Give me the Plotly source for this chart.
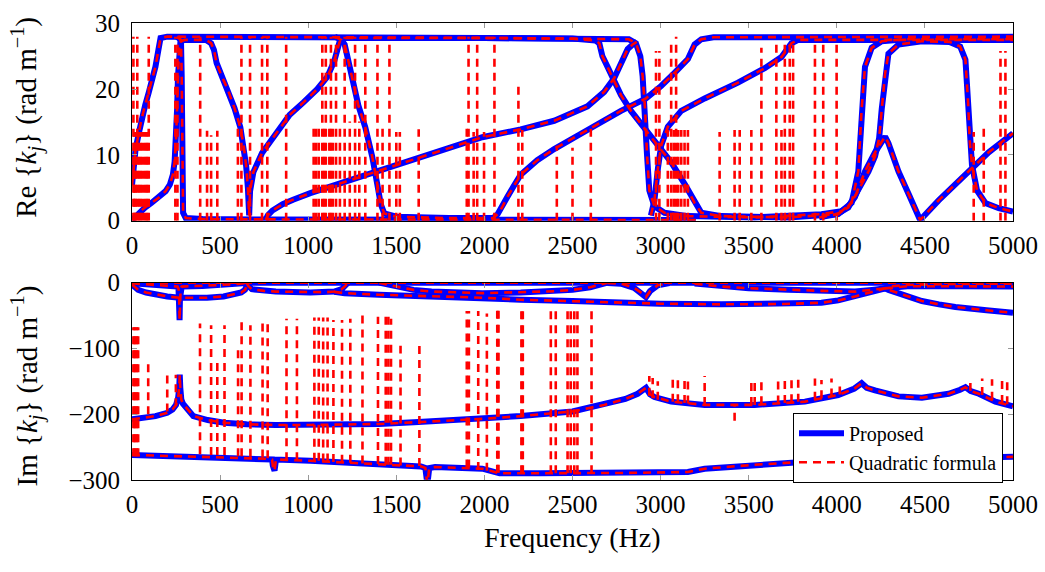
import plotly.graph_objects as go

# ---------------- data: Re{k_j} branches (frequency Hz, value rad/m) ----------------
re_a = [(0, 5.4), (10, 8.5), (20, 10.8), (40, 13.5), (55, 15.6), (75, 17.6), (95, 19.5), (115, 21.5),
        (133, 23.4), (150, 26.0), (162, 27.8), (200, 28.0), (600, 28.0), (1200, 27.9), (2000, 27.8),
        (2500, 27.7), (2630, 27.4), (2652, 27.0), (2670, 25.0), (2699, 23.4), (2737, 21.3), (2775, 19.1),
        (2832, 16.7), (2908, 14.0), (2984, 11.4), (3060, 8.9), (3136, 5.6), (3193, 2.7), (3231, 1.2),
        (3344, 0.7), (3724, 0.5), (4008, 1.0), (4065, 2.2), (4103, 3.6), (4160, 7.5), (4217, 10.4),
        (4274, 12.8), (4293, 11.8), (4350, 7.5), (4407, 4.1), (4473, 0.1), (4578, 3.1), (4672, 5.6),
        (4767, 8.0), (4862, 10.4), (5000, 13.3)]
re_c = [(0, 0.1), (20, 0.7), (50, 1.5), (74, 2.0), (110, 2.7), (152, 3.5), (191, 4.5), (215, 5.5),
        (232, 7.0), (242, 9.0), (250, 12.2), (256, 17.0), (261, 22.0), (266, 26.0), (275, 27.3),
        (300, 27.5), (420, 27.5), (449, 27.0), (465, 26.0), (480, 24.0), (504, 22.3), (543, 20.0),
        (582, 17.1), (615, 14.2), (635, 11.2), (648, 8.3), (658, 4.9), (665, 0.8), (670, 4.5), (689, 7.4),
        (738, 10.3), (816, 13.2), (895, 16.1), (973, 18.0), (1051, 20.0), (1109, 21.9), (1148, 24.3),
        (1178, 27.2), (1200, 27.8), (2000, 27.8), (2700, 27.7), (2820, 27.6), (2860, 27.0), (2885, 25.0),
        (2898, 22.0), (2912, 17.0), (2923, 10.0), (2936, 4.6), (2965, 2.2), (3022, 1.2), (3155, 0.7),
        (3534, 0.5), (3913, 1.0), (4027, 1.45), (4084, 2.7), (4122, 7.5), (4141, 17.0), (4160, 23.4),
        (4198, 26.3), (4255, 27.3), (4388, 27.6), (5000, 27.6)]
re_d = [(255, 28.0), (278, 27.5), (282, 22.0), (284, 14.0), (286, 5.0), (290, 1.2), (305, 0.4),
        (400, 0.25), (700, 0.2), (1400, 0.2), (2000, 0.2), (2600, 0.15), (3200, 0.1)]
re_g = [(1150, 28.0), (1188, 27.5), (1207, 26.8), (1246, 21.9), (1285, 17.5), (1324, 14.2), (1363, 9.8),
        (1393, 5.4), (1412, 2.5), (1432, 1.1), (1500, 0.6), (1800, 0.4), (2050, 0.4), (2075, 1.0),
        (2100, 2.0), (2130, 3.6), (2165, 5.2), (2206, 7.0), (2300, 9.2), (2396, 10.9), (2585, 13.8),
        (2775, 16.7), (2917, 18.6), (3003, 20.5), (3079, 22.5), (3155, 24.6), (3193, 26.8), (3231, 27.6),
        (3300, 27.9), (5000, 28.0)]
re_h = [(758, 0.1), (770, 0.8), (797, 1.55), (855, 2.5), (914, 3.2), (1012, 4.2), (1207, 5.9),
        (1402, 7.6), (1598, 9.3), (1793, 11.0), (1988, 12.7), (2206, 13.9), (2396, 15.2), (2585, 17.4),
        (2680, 19.6), (2737, 21.7), (2775, 23.9), (2813, 26.1), (2841, 26.8), (2865, 27.2)]
re_j = [(2945, 0.8), (2965, 3.1), (2985, 8.0), (3003, 11.4), (3041, 14.3), (3117, 16.7), (3250, 18.6),
        (3439, 21.0), (3591, 23.2), (3686, 24.9), (3743, 27.0), (3781, 27.5), (5000, 27.5)]
re_k = [(3900, 0.5), (4000, 1.0), (4065, 2.0), (4120, 4.5), (4180, 7.5), (4217, 9.8), (4240, 12.5),
        (4255, 17.0), (4274, 22.4), (4293, 25.4), (4350, 26.8), (4483, 27.3), (4640, 27.2), (4700, 26.5),
        (4730, 24.5), (4745, 18.0), (4755, 12.0), (4767, 8.5), (4796, 4.6), (4843, 2.7), (4919, 1.9),
        (5000, 1.4)]
re_branches = [re_a, re_c, re_d, re_g, re_h, re_j, re_k]

# quadratic-formula spurious jumps in Re: (frequency, low, high)
re_spikes = [(8, 0, 28), (14, 0, 13.5), (20, 0, 13.5), (30, 0, 28), (40, 0, 13.5), (50, 0, 13.5),
             (62, 0, 13.5), (75, 0, 13.5), (85, 0, 13.5), (95, 0, 28), (246, 0, 28), (258, 0, 28),
             (387, 0, 28), (426, 0, 13.7), (449, 0, 13.0), (484, 0, 13.7), (601, 0, 14.0), (621, 0, 28),
             (670, 0, 28), (738, 0, 28), (768, 0, 28), (875, 0, 28), (1031, 0, 14.4), (1045, 0, 14.4),
             (1060, 0, 14.4), (1080, 0, 28), (1090, 0, 14.4), (1100, 0, 28), (1120, 0, 14.4),
             (1129, 0, 28), (1140, 0, 14.4), (1158, 0, 28), (1180, 0, 14.4), (1207, 0, 28),
             (1236, 0, 15.1), (1266, 0, 28), (1290, 0, 15.1), (1324, 0, 28), (1393, 0, 28),
             (1422, 0, 14.0), (1461, 0, 28), (1500, 0, 13.5), (1520, 0, 13.5), (1627, 0, 13.9),
             (1900, 0, 14.0), (1910, 0, 28), (1939, 0, 13.5), (1959, 0, 28), (1998, 0, 13.5),
             (2057, 0, 28), (2193, 0, 20.5), (2215, 0, 13.8), (2411, 0, 11.4), (2500, 0, 11.1),
             (2604, 0, 14.5), (2974, 0, 25.8), (2993, 0, 25.8), (3041, 0, 13.8), (3060, 0, 27.0),
             (3075, 0, 13.8), (3088, 0, 28), (3100, 0, 13.8), (3117, 0, 13.8), (3136, 0, 13.8),
             (3155, 0, 13.8), (3335, 0, 13.5), (3420, 0, 13.8), (3449, 0, 13.8), (3515, 0, 13.8),
             (3572, 0, 26.3), (3657, 0, 27.5), (3686, 0, 13.8), (3705, 0, 27.5), (3733, 0, 27.5),
             (3752, 0, 27.3), (3876, 0, 27.5), (3923, 0, 27.0), (3999, 0, 27.0), (4777, 0, 13.5),
             (4834, 0, 14.0), (4929, 0, 25.8), (4957, 0, 25.8)]

# ---------------- data: Im{k_j} branches ----------------
im_a = [(0, 0.0), (5000, 0.0)]
im_b = [(0, -3), (15, -7), (35, -11), (80, -15), (133, -18), (200, -21), (270, -23), (350, -23.5),
        (426, -23), (520, -21), (582, -18), (620, -15), (641, -11), (650, -5), (660, 0)]
im_c = [(0, -1), (100, -3), (200, -5), (258, -6), (264, -9), (268, -25), (270, -57), (272, -25),
        (276, -9), (282, -6), (400, -5), (500, -3.5), (600, -2), (650, -0.5)]
im_d = [(650, 0), (660, -5), (680, -10), (750, -12.5), (816, -13.6), (1012, -15), (1100, -14.5),
        (1148, -13.6), (1190, -10), (1207, -6), (1226, 0)]
im_e = [(1148, -14), (1207, -16), (1402, -18.4), (1793, -21), (2000, -23), (2206, -26), (2500, -28),
        (2775, -30.6), (3000, -32), (3344, -33), (3700, -32.5), (3913, -30.6), (4008, -27), (4103, -21),
        (4200, -14), (4274, -8.7), (4293, -6), (4400, -3.5), (4700, -2), (5000, -1.5)]
im_f = [(3193, -1.5), (3344, -6), (3500, -8.5), (3724, -11), (3913, -12.5), (4103, -13.6), (4200, -11),
        (4274, -8.7), (4293, -11), (4400, -20), (4483, -28), (4580, -33), (4673, -37), (4850, -42),
        (5000, -46)]
im_g = [(1402, 0), (1450, -3), (1500, -6), (1598, -11), (1700, -13.5), (1988, -16), (2206, -15),
        (2400, -13), (2500, -11), (2600, -7), (2642, -4), (2699, 0)]
im_h = [(2700, -0.5), (2775, -1.5), (2850, -8), (2900, -17), (2917, -22), (2940, -13), (2984, -4),
        (3050, -0.5)]
im_i = [(4274, -8.7), (4400, -5.5), (4700, -5.5), (5000, -6)]
im_m = [(0, -208), (133, -203), (200, -198), (230, -193), (250, -186), (262, -175), (268, -160),
        (271, -140), (274, -160), (280, -178), (289, -184), (348, -203), (430, -209), (523, -213),
        (650, -215.5), (816, -216.5), (1012, -216.5), (1200, -216), (1402, -215), (1600, -212.5),
        (1793, -210), (2000, -207), (2206, -203), (2500, -196), (2680, -186), (2800, -177), (2870, -169),
        (2917, -160), (2940, -170), (2965, -174), (3060, -181), (3250, -186), (3534, -186), (3819, -181),
        (4008, -171), (4100, -161), (4141, -153), (4170, -160), (4217, -164), (4350, -173), (4483, -175),
        (4635, -169), (4700, -163), (4730, -159), (4760, -165), (4806, -169), (4900, -181), (5000, -188)]
im_n = [(0, -262), (426, -265), (777, -268), (795, -269), (799, -278), (803, -286), (809, -286),
        (813, -278), (817, -269), (1012, -271), (1402, -276), (1640, -279.5), (1665, -282), (1672, -298),
        (1676, -306), (1680, -298), (1687, -282), (1720, -280.5), (1988, -283), (2086, -290),
        (2316, -290), (2800, -289.5), (3155, -288), (3250, -283), (3534, -277), (3913, -271),
        (4500, -268), (5000, -265)]
im_branches = [im_a, im_b, im_c, im_d, im_e, im_f, im_g, im_h, im_i, im_m, im_n]

im_spikes = [(8, -264, -68), (14, -264, -68), (20, -264, -68), (28, -264, -68), (35, -264, -68),
             (92, -200, -120), (200, -196, -134),
             (249, -188, -140), (386, -261, -62), (449, -262, -65), (484, -262, -113), (525, -262, -65),
             (602, -264, -96), (622, -264, -60), (672, -265, -65), (741, -266, -62), (770, -267, -62),
             (877, -270, -55), (936, -270, -55), (1035, -271, -53), (1060, -271, -53), (1085, -272, -53),
             (1110, -272, -53), (1143, -273, -57), (1192, -274, -57), (1239, -274, -55), (1308, -275, -48),
             (1396, -276, -52), (1440, -277, -50), (1455, -277, -48), (1470, -277, -55), (1524, -278, -96),
             (1631, -279, -92), (1900, -281, -43), (1912, -281, -43), (1965, -285, -43), (2014, -286, -47),
             (2073, -289, -39), (2080, -289, -39), (2210, -290, -40), (2218, -290, -40), (2377, -290, -35),
             (2405, -290, -35), (2472, -290, -37), (2490, -290, -37), (2510, -290, -37), (2528, -290, -37),
             (2608, -290, -38), (2936, -172, -142), (2955, -176, -145), (2984, -178, -150),
             (3069, -181, -146), (3098, -182, -146), (3136, -183, -148), (3155, -184, -148),
             (3250, -186, -142), (3420, -210, -186), (3515, -186, -144), (3534, -186, -144),
             (3572, -185, -144), (3667, -184, -146), (3705, -183, -146), (3743, -182, -146),
             (3781, -181, -147), (3876, -178, -146), (3913, -176, -148), (3970, -173, -146),
             (4017, -170, -150), (4758, -165, -147), (4825, -171, -146), (4881, -178, -147),
             (4938, -183, -145), (4967, -185, -148)]

x_ticks = [0, 500, 1000, 1500, 2000, 2500, 3000, 3500, 4000, 4500, 5000]
re_ticks = [0, 10, 20, 30]
im_ticks = [-300, -200, -100, 0]

# ---------------- figure ----------------
W, H = 1045, 572
ML, MR = 132, 32
PW = W - ML - MR
FONT = "Liberation Serif, Times New Roman, DejaVu Serif, serif"
BLUE = "#0000ff"
RED = "#ff0000"


def spike_xy(spikes):
    xs, ys = [], []
    for f, lo, hi in spikes:
        xs += [f, f, None]
        ys += [lo, hi, None]
    return xs, ys


fig = go.Figure()
first = True
for axn, branches in (("", re_branches), ("2", im_branches)):
    for br in branches:
        fig.add_trace(go.Scatter(x=[p[0] for p in br], y=[p[1] for p in br], mode="lines",
                                 line=dict(color=BLUE, width=6), name="Proposed",
                                 legendgroup="p", showlegend=first,
                                 xaxis="x" + axn, yaxis="y" + axn, hoverinfo="skip"))
        first = False
first = True
for axn, branches, spikes in (("", re_branches, re_spikes), ("2", im_branches, im_spikes)):
    for br in branches:
        fig.add_trace(go.Scatter(x=[p[0] for p in br], y=[p[1] for p in br], mode="lines",
                                 line=dict(color=RED, width=2.6, dash="8px,6px"),
                                 name="Quadratic formula", legendgroup="q", showlegend=first,
                                 xaxis="x" + axn, yaxis="y" + axn, hoverinfo="skip"))
        first = False
    sx, sy = spike_xy(spikes)
    fig.add_trace(go.Scatter(x=sx, y=sy, mode="lines", connectgaps=False,
                             line=dict(color=RED, width=2.6, dash="8px,6px"),
                             name="Quadratic formula", legendgroup="q", showlegend=False,
                             xaxis="x" + axn, yaxis="y" + axn, hoverinfo="skip"))

axis_common = dict(showline=True, linecolor="black", linewidth=1, mirror="allticks", ticks="inside",
                   ticklen=5, tickcolor="#999999", showgrid=False, zeroline=False,
                   tickfont=dict(family=FONT, size=25, color="black"))

top_dom = [1 - 218 / H, 1 - 11 / H]
bot_dom = [1 - 490 / H, 1 - 283 / H]

fig.update_layout(
    width=W, height=H,
    margin=dict(l=ML, r=MR, t=0, b=0),
    paper_bgcolor="white", plot_bgcolor="white",
    font=dict(family=FONT, color="black"),
    xaxis=dict(domain=[0, 1], range=[0, 5000], tickvals=x_ticks, anchor="y",
               ticklabelstandoff=2, **axis_common),
    yaxis=dict(domain=top_dom, range=[0, 30], tickvals=re_ticks, anchor="x",
               ticklabelstandoff=6, **axis_common),
    xaxis2=dict(domain=[0, 1], range=[0, 5000], tickvals=x_ticks, anchor="y2",
                ticklabelstandoff=2, **axis_common),
    yaxis2=dict(domain=bot_dom, range=[-300, 0], tickvals=im_ticks, anchor="x2",
                ticklabelstandoff=6, **axis_common),
    showlegend=True,
    legend=dict(x=(1003 - ML) / PW, y=1 - 493 / H, xanchor="right", yanchor="bottom",
                bgcolor="white", bordercolor="black", borderwidth=1, itemwidth=45,
                font=dict(family=FONT, size=20, color="black"), tracegroupgap=0),
    annotations=[
        dict(text="Re {<i>k<sub>j</sub></i>} (rad m<sup>−1</sup>)", xref="paper", yref="paper",
             x=(27 - ML) / PW, y=1 - 110 / H, textangle=-90, showarrow=False,
             xanchor="center", yanchor="middle", font=dict(family=FONT, size=29, color="black")),
        dict(text="Im {<i>k<sub>j</sub></i>} (rad m<sup>−1</sup>)", xref="paper", yref="paper",
             x=(27 - ML) / PW, y=1 - 392 / H, textangle=-90, showarrow=False,
             xanchor="center", yanchor="middle", font=dict(family=FONT, size=29, color="black")),
        dict(text="Frequency (Hz)", xref="paper", yref="paper",
             x=(572 - ML) / PW, y=1 - 550 / H, showarrow=False,
             xanchor="center", yanchor="middle", font=dict(family=FONT, size=28, color="black")),
    ],
)

fig.write_html("out.html")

▸ **Short task**
Repeat, word for word and with no pictures, only the lines running from the beginning of the data to the line that contains "import plotly.graph_objects as go".

▸ **Answer for this exercise**
Give me the Plotly source for this chart.
import plotly.graph_objects as go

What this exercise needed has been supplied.